Responding to a question on FMT’s talk show, ‘ Stakeholders, with Shireen’, about how Malaysians could expect cleaner water, Charles Santiago of the National Water Services Commission (SPAN) said society could help expedite the process by becoming more “vigilant”.
He recalled the example of how an urban consumer, representing a group of individuals and businesses, had recently written to SPAN asking that the commission secure an explanation from Air Selangor about a certain issue affecting the supply of water in their area.
“I (wanted) to respond to that. So, we wrote to Air Selangor, and they explained it.
“I’m going to bring both of them together and sort it out. The whole point is not to find fault, but to solve the problem,” he told host Shireen Muhiudeen.
Santiago said the process would require operators to be transparent, while consumers and businesses must show understanding as repairs might take time.
He said apart from public facilities, all buildings, factories, business premises and households should also be audited.
He said this was necessary as there were instances where defects might occur in a privately owned unit.
In such circumstances, the responsibility for remedial action would lie with the owner, he added.
More stringent laws and enforcement
Santiago also called for more stringent laws against pollution, including higher fines for businesses and sanctions for those involved in their management.
Currently, Section 121 of the Water Services Act 2006 stipulates that the maximum penalties for water pollution are a fine of RM500,000, 10 years’ jail, and whipping.
Santiago said SPAN was seeking an increase in the maximum fine that can be imposed on polluters to RM15 million.
He proposed that provisions also be made for directors of such companies to be disqualified from the industry for a period of time.
“When they realise that their incomes are going to be hurt, their investments are going to be hurt, then they will take things seriously,” he said.
Water tariff hike?
On the possibility of Putrajaya increasing its water tariffs, Santiago, a former MP for Klang, said operators in a number of states were facing financial challenges as there had been no tariff hikes for several years, singling out Pahang, where tariffs have remained unchanged for 40 years.

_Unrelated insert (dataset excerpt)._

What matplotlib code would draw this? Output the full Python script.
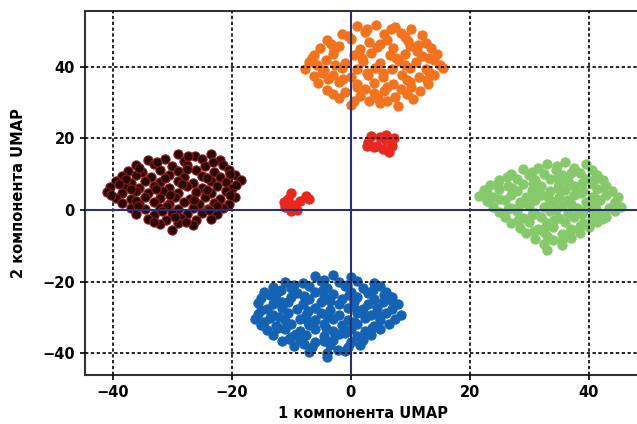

He said many operators were struggling to cover their operational costs, including for the procurement of chemicals and pipes, payment of workers’ salaries, and staff capacity building.
“That is why the government has to pump money into their coffers to keep them afloat,” he added.
Last Wednesday, the natural resources, environment and climate change ministry said it would be submitting to the Cabinet a proposal to revise the existing water tariff mechanism.
Its minister Nik Nazmi Nik Ahmad said all state governments were in favour of raising the water tariffs.
Santiago, however, said SPAN had no role in the process.
In June last year, then prime minister Ismail Sabri Yaakob said the government had decided to maintain water tariffs for residential premises in Peninsular Malaysia and Labuan due to the rising cost of living.